The Chinese side, however, doesn’t seem too impressed with Japan’s military buildup. As it was the case in the waters around Okinotorishima, the Diaoyutai Islands too have been witnessing China’s military showing off increased self-confidence. In 2008 China’s coast guard fleet and J-10 fighters patrolled around Diaoyutai, and in 2009 two Chinese J-10 fighters expelled three Japanese F-2. Earlier this year, a Chinese Oceanic Administration’s research vessel came close to a Japan Coast Guard’s ship and followed it for almost four hours.
From a Japanese perspective China has been challenging Japan’s interests in the East China Sea in ever shorter intervals. China’s navy has been coming closer and closer and has crossed sea lines considered sensitive by Japan. It’s obvious that Japan’s extension of its ADIZ is to be seen in the context of the complicated East China Sea sovereignty disputes. Tokyo’s choice to go ahead with the extension without consulting Taiwan’s authorities is revealing since it demonstrates that Japan worries to a high degree.
Through the recent extension of the ADIZ over the entire island of Yunaguni, Japan has a freer hand in monitoring the Diaoyutai Islands and even the oil fields in the Xihu depression. The deployment of significant fire power on Yunaguni has also become an easier task.

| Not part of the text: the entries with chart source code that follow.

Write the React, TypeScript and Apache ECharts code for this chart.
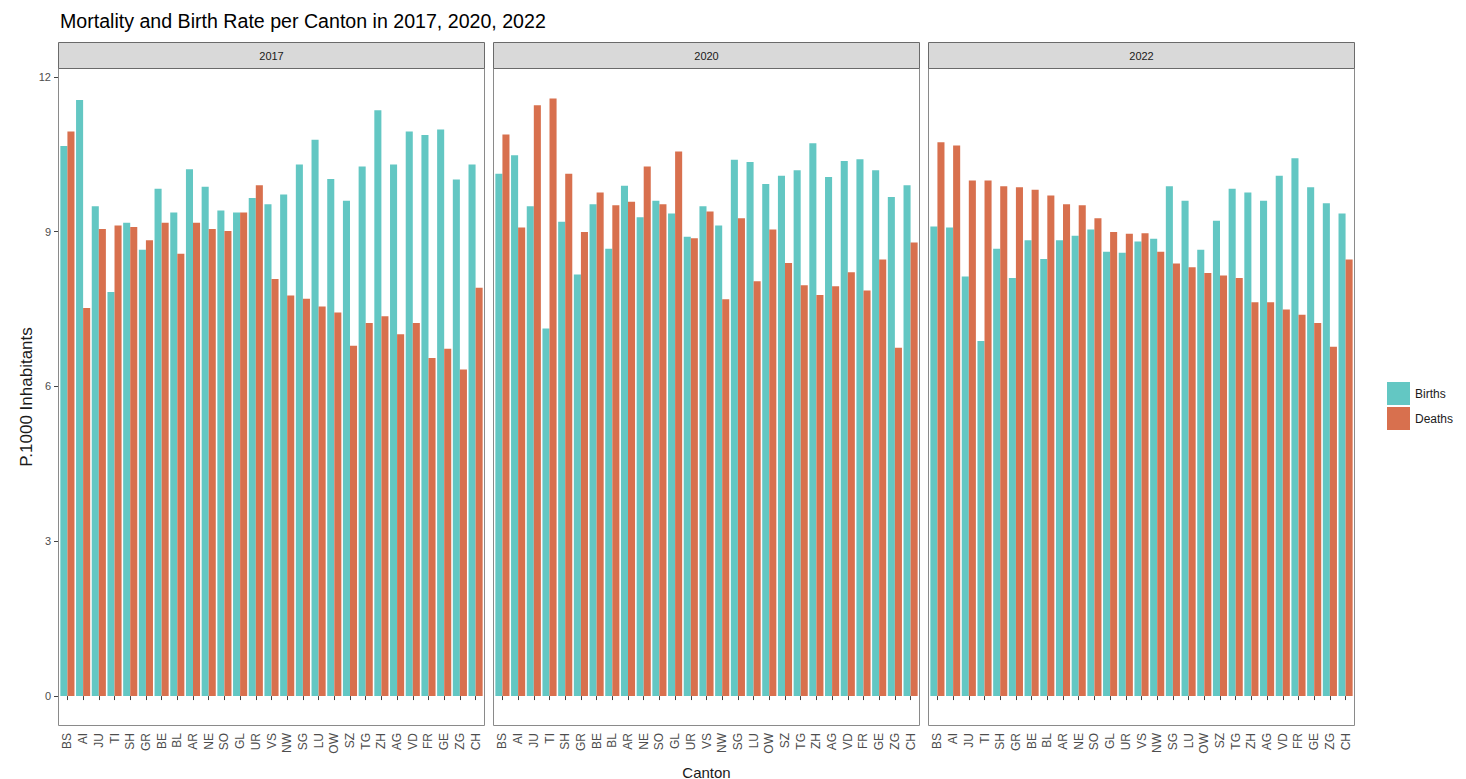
import React, { useEffect, useRef } from "react";
import * as echarts from "echarts";

const categories = ["BS","AI","JU","TI","SH","GR","BE","BL","AR","NE","SO","GL","UR","VS","NW","SG","LU","OW","SZ","TG","ZH","AG","VD","FR","GE","ZG","CH"];
const years = ["2017", "2020", "2022"];
const yTicks = [0, 3, 6, 9, 12];

const births2017 = [10.66, 11.55, 9.49, 7.83, 9.17, 8.65, 9.83, 9.37, 10.21, 9.87, 9.41, 9.37, 9.65, 9.53, 9.72, 10.30, 10.78, 10.02, 9.60, 10.26, 11.35, 10.30, 10.94, 10.87, 10.98, 10.01, 10.30];
const deaths2017 = [10.94, 7.52, 9.05, 9.12, 9.09, 8.83, 9.17, 8.57, 9.17, 9.05, 9.01, 9.37, 9.90, 8.08, 7.76, 7.70, 7.55, 7.43, 6.79, 7.23, 7.36, 7.01, 7.23, 6.55, 6.73, 6.33, 7.91];
const births2020 = [10.12, 10.48, 9.49, 7.12, 9.19, 8.17, 9.53, 8.67, 9.89, 9.28, 9.60, 9.35, 8.90, 9.49, 9.12, 10.39, 10.35, 9.92, 10.08, 10.19, 10.71, 10.06, 10.37, 10.40, 10.19, 9.67, 9.90];
const deaths2020 = [10.88, 9.08, 11.45, 11.58, 10.12, 8.99, 9.76, 9.51, 9.58, 10.26, 9.53, 10.55, 8.87, 9.39, 7.69, 9.26, 8.04, 9.04, 8.39, 7.96, 7.77, 7.94, 8.21, 7.86, 8.46, 6.75, 8.79];
const births2022 = [9.10, 9.08, 8.13, 6.88, 8.67, 8.10, 8.83, 8.47, 8.83, 8.92, 9.04, 8.61, 8.59, 8.81, 8.86, 9.88, 9.60, 8.65, 9.21, 9.83, 9.76, 9.60, 10.08, 10.42, 9.86, 9.55, 9.35];
const deaths2022 = [10.73, 10.67, 9.99, 9.99, 9.88, 9.86, 9.81, 9.70, 9.53, 9.51, 9.26, 8.99, 8.96, 8.97, 8.61, 8.38, 8.31, 8.20, 8.15, 8.10, 7.63, 7.63, 7.49, 7.39, 7.23, 6.77, 8.46];

const birthsByYear = [births2017, births2020, births2022];
const deathsByYear = [deaths2017, deaths2020, deaths2022];

const BIRTH_COLOR = "#63c7c3";
const DEATH_COLOR = "#d8704e";
const FONT = "Liberation Sans, Arial, Helvetica, sans-serif";

export default function App() {
  const ref = useRef<HTMLDivElement>(null);

  useEffect(() => {
    document.body.style.margin = "0";
    const chart = echarts.init(ref.current!, null, { renderer: "svg" });

    const panelLefts = [58, 493, 928];
    const panelWidth = 427;
    const panelTop = 68;
    const panelBottom = 726;
    const stripTop = 42;
    const inset = panelWidth * 0.1 / 27.2;

    const grids = panelLefts.map((l) => ({
      left: l + inset,
      width: panelWidth - 2 * inset,
      top: panelTop,
      height: panelBottom - panelTop,
      show: false,
      containLabel: false,
    }));

    const xAxes = years.map((_, i) => ({
      type: "category",
      gridIndex: i,
      data: categories,
      axisLine: { show: false },
      axisTick: { show: true, alignWithLabel: true, length: 4, lineStyle: { color: "#444" } },
      axisLabel: {
        rotate: 90,
        fontSize: 12,
        color: "#4d4d4d",
        fontFamily: FONT,
        margin: 7,
        interval: 0,
      },
      splitLine: { show: false },
    }));

    const yAxes = years.map((_, i) => ({
      type: "value",
      gridIndex: i,
      min: -0.58,
      max: 12.17,
      offset: inset,
      axisLine: { show: false },
      axisTick: {
        show: i === 0,
        length: 4,
        lineStyle: { color: "#444" },
        customValues: yTicks,
      },
      axisLabel: {
        show: i === 0,
        fontSize: 11,
        color: "#4d4d4d",
        fontFamily: FONT,
        margin: 7,
        customValues: yTicks,
      },
      splitLine: { show: false },
      name: i === 0 ? "P.1000 Inhabitants" : "",
      nameLocation: "middle",
      nameGap: 17,
      nameRotate: 90,
      nameTextStyle: { fontSize: 17, color: "#1a1a1a", fontFamily: FONT },
    }));

    const series: any[] = [];
    years.forEach((_, i) => {
      series.push({
        type: "bar",
        name: "Births",
        xAxisIndex: i,
        yAxisIndex: i,
        data: birthsByYear[i],
        itemStyle: { color: BIRTH_COLOR },
        barGap: "0%",
        barCategoryGap: "10%",
      });
      series.push({
        type: "bar",
        name: "Deaths",
        xAxisIndex: i,
        yAxisIndex: i,
        data: deathsByYear[i],
        itemStyle: { color: DEATH_COLOR },
        barGap: "0%",
        barCategoryGap: "10%",
      });
    });

    const graphics: any[] = [];
    panelLefts.forEach((l, i) => {
      graphics.push({
        type: "rect",
        shape: { x: l + 0.5, y: panelTop + 0.5, width: panelWidth - 1, height: panelBottom - panelTop - 1 },
        style: { fill: "none", stroke: "#8a8a8a", lineWidth: 1 },
        silent: true,
        z: 10,
      });
      graphics.push({
        type: "rect",
        shape: { x: l + 0.5, y: stripTop + 0.5, width: panelWidth - 1, height: panelTop - stripTop },
        style: { fill: "#d9d9d9", stroke: "#6a6a6a", lineWidth: 1 },
        z: 10,
      });
      graphics.push({
        type: "text",
        x: l + panelWidth / 2,
        y: (stripTop + panelTop) / 2 + 1,
        style: {
          text: years[i],
          fill: "#1a1a1a",
          font: `11px ${FONT}`,
          align: "center",
          verticalAlign: "middle",
        },
        z: 11,
      });
    });
    graphics.push({
      type: "text",
      x: (panelLefts[0] + panelLefts[2] + panelWidth) / 2,
      y: 772,
      style: {
        text: "Canton",
        fill: "#1a1a1a",
        font: `15px ${FONT}`,
        align: "center",
        verticalAlign: "middle",
      },
    });

    chart.setOption({
      animation: false,
      backgroundColor: "#ffffff",
      title: {
        text: "Mortality and Birth Rate per Canton in 2017, 2020, 2022",
        left: 55,
        top: 6,
        textStyle: { fontSize: 19.6, fontWeight: "normal", color: "#000", fontFamily: FONT },
      },
      legend: {
        data: ["Births", "Deaths"],
        orient: "vertical",
        left: 1382,
        top: 377,
        itemWidth: 23,
        itemHeight: 23,
        itemGap: 2,
        icon: "rect",
        textStyle: { fontSize: 12, color: "#1a1a1a", fontFamily: FONT },
        selectedMode: false,
      },
      grid: grids,
      xAxis: xAxes,
      yAxis: yAxes,
      series,
      graphic: graphics,
    });

    return () => chart.dispose();
  }, []);

  return (
    <div
      ref={ref}
      style={{ position: "absolute", left: 0, top: 0, width: 1466, height: 779 }}
    />
  );
}
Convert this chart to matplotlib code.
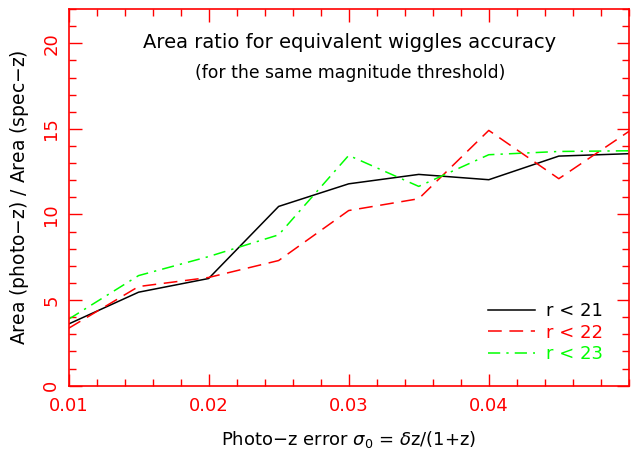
import matplotlib
matplotlib.use("Agg")
import matplotlib.pyplot as plt
from matplotlib.ticker import MultipleLocator

sigma = [0.01, 0.015, 0.02, 0.025, 0.03, 0.035, 0.04, 0.045, 0.05]
r21 = [3.6, 5.46, 6.26, 10.47, 11.79, 12.34, 12.03, 13.41, 13.55]
r22 = [3.35, 5.79, 6.32, 7.31, 10.23, 10.92, 14.91, 12.09, 14.85]
r23 = [3.88, 6.43, 7.54, 8.81, 13.45, 11.64, 13.49, 13.68, 13.72]
labels = ["r < 21", "r < 22", "r < 23"]
xticks = [0.01, 0.02, 0.03, 0.04]
xticklabels = ["0.01", "0.02", "0.03", "0.04"]
yticks = [0, 5, 10, 15, 20]

plt.rcParams['font.family'] = ['DejaVu Sans']
fig = plt.figure(figsize=(6.31, 4.58), dpi=100)
ax = fig.add_axes([0.1086, 0.1579, 0.888, 0.8224])

ax.plot(sigma, r21, color='black', lw=1.1, ls='-', label=labels[0])
ax.plot(sigma, r22, color='#ff0000', lw=1.1, ls=(0, (9, 5)), label=labels[1])
ax.plot(sigma, r23, color='#00ff00', lw=1.1, ls=(0, (8, 4, 1.5, 4)), label=labels[2])

ax.set_xlim(0.01, 0.05)
ax.set_ylim(0, 22)
ax.set_xticks(xticks)
ax.set_xticklabels(xticklabels)
ax.set_yticks(yticks)
ax.xaxis.set_minor_locator(MultipleLocator(0.002))
ax.yaxis.set_minor_locator(MultipleLocator(1))
ax.tick_params(which='both', direction='in', top=True, right=True, colors='#ff0000',
               labelsize=13)
ax.tick_params(which='major', length=9, width=1)
ax.tick_params(which='minor', length=5, width=1)
ax.tick_params(axis='x', pad=8)
ax.tick_params(axis='y', pad=6)
for lab in ax.get_yticklabels():
    lab.set_rotation(90)
    lab.set_va('center')
for s in ax.spines.values():
    s.set_color('#ff0000')
    s.set_linewidth(1.2)

ax.set_xlabel(r"Photo$-$z error $\sigma_0$ = $\delta$z/(1+z)", fontsize=13, labelpad=10)
ax.set_ylabel(r"Area (photo$-$z) / Area (spec$-$z)", fontsize=13.5, labelpad=8)

ax.text(0.502, 0.911, "Area ratio for equivalent wiggles accuracy", transform=ax.transAxes,
        ha='center', va='center', fontsize=14)
ax.text(0.502, 0.831, "(for the same magnitude threshold)", transform=ax.transAxes,
        ha='center', va='center', fontsize=12.4)

leg = ax.legend(loc='lower right', bbox_to_anchor=(0.983, 0.0175), frameon=False,
                handlelength=2.6, handletextpad=0.6, labelspacing=0.18, fontsize=13,
                labelcolor='linecolor')

fig.savefig("out.png", dpi=100)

That the Taiwanese have seen their sovereignty infringed by Japan’s actions in the East China Sea is something that has happened in the past. From Lee Teng-hui over Chen Shui-bian to the incumbent Taiwanese president Ma Ying-jeou – all had reasons to complain about Japanese unilateral moves conducted in that part of the Pacific Ocean. Yet, previous and present-day Taiwanese administrations handled the matter differently. As Academy Sinicia researcher Lin Cheng-yi puts it: “The problems with the Japanese aren’t new, and they have always been raised by the Taiwanese. However, under the Taiwan’s administrations that were pro-Japanese there was no urgent need to solve them.”